Supplied material ->

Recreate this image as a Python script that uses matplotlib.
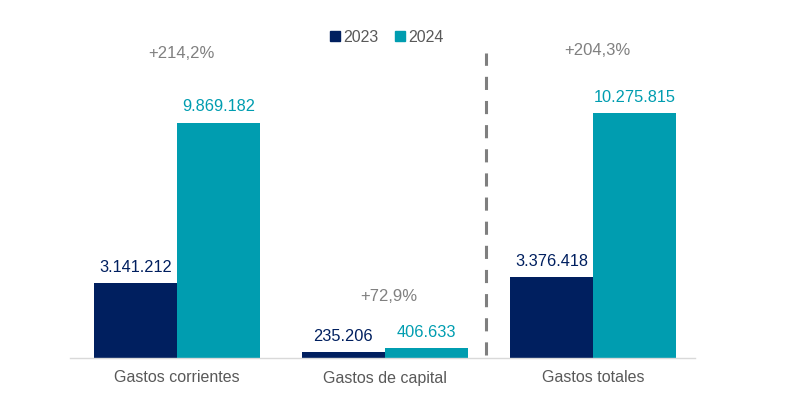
import numpy as np
import matplotlib.pyplot as plt
from matplotlib.patches import Patch

plt.rcParams['font.family'] = ['Liberation Sans', 'DejaVu Sans']

categories = ["Gastos corrientes", "Gastos de capital", "Gastos totales"]
years = ["2023", "2024"]
values_2023 = [3141212, 235206, 3376418]
values_2024 = [9869182, 406633, 10275815]
pct_labels = ["+214,2%", "+72,9%", "+204,3%"]
pct_heights = [12.79e6, 2.56e6, 12.88e6]

navy = "#001F5F"
teal = "#009DB0"
gray = "#808080"


def fmt(v):
    return f"{v:,}".replace(",", ".")


fig = plt.figure(figsize=(7.9, 4.12), dpi=100)
ax = fig.add_axes([70 / 790, 54 / 412, 625 / 790, 358 / 412])

x = np.arange(len(categories))
w = 0.4
b1 = ax.bar(x - w / 2, values_2023, w, color=navy)
b2 = ax.bar(x + w / 2, values_2024, w, color=teal)

for bars, vals, col in [(b1, values_2023, navy), (b2, values_2024, teal)]:
    for r, v in zip(bars, vals):
        ax.annotate(fmt(v), (r.get_x() + r.get_width() / 2, r.get_height()),
                    xytext=(0, 11.5), textcoords="offset points",
                    ha="center", va="center", fontsize=11.8, color=col)

for i, (lab, h) in enumerate(zip(pct_labels, pct_heights)):
    ax.text(i + 0.02, h, lab, ha="center", va="center", fontsize=12, color=gray)

# separator between partial and total
ax.vlines(1.486, 0.13e6, 12.79e6, colors="#7F7F7F", linewidth=2.2,
          linestyles=(0, (4.3, 3.6)))

ax.set_xlim(-0.514, 2.49)
ax.set_ylim(0, 15.015e6)
ax.set_xticks(x)
ax.set_xticklabels(categories, fontsize=11.5, color="#595959")
ax.tick_params(axis="x", length=0, pad=9)
ax.set_yticks([])
for s in ["top", "right", "left"]:
    ax.spines[s].set_visible(False)
ax.spines["bottom"].set_color("#D9D9D9")
ax.spines["bottom"].set_linewidth(1)

handles = [Patch(color=navy, label=years[0]), Patch(color=teal, label=years[1])]
fig.legend(handles=handles, loc="center", bbox_to_anchor=(387 / 790, 1 - 37 / 412),
           ncol=2, frameon=False, fontsize=11.5, handlelength=0.6, handleheight=0.6,
           handletextpad=0.25, columnspacing=1.0, labelcolor="#595959")

fig.savefig("out.png", dpi=100)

Set exercise ->
Pictures are excluded; extract exactly the lines from the start of the data through the line that holds "plt.rcParams['font.family'] = ['Liberation", both ends included.

Output ->
Recreate this image as a Python script that uses matplotlib.
import numpy as np
import matplotlib.pyplot as plt
from matplotlib.patches import Patch

plt.rcParams['font.family'] = ['Liberation Sans', 'DejaVu Sans']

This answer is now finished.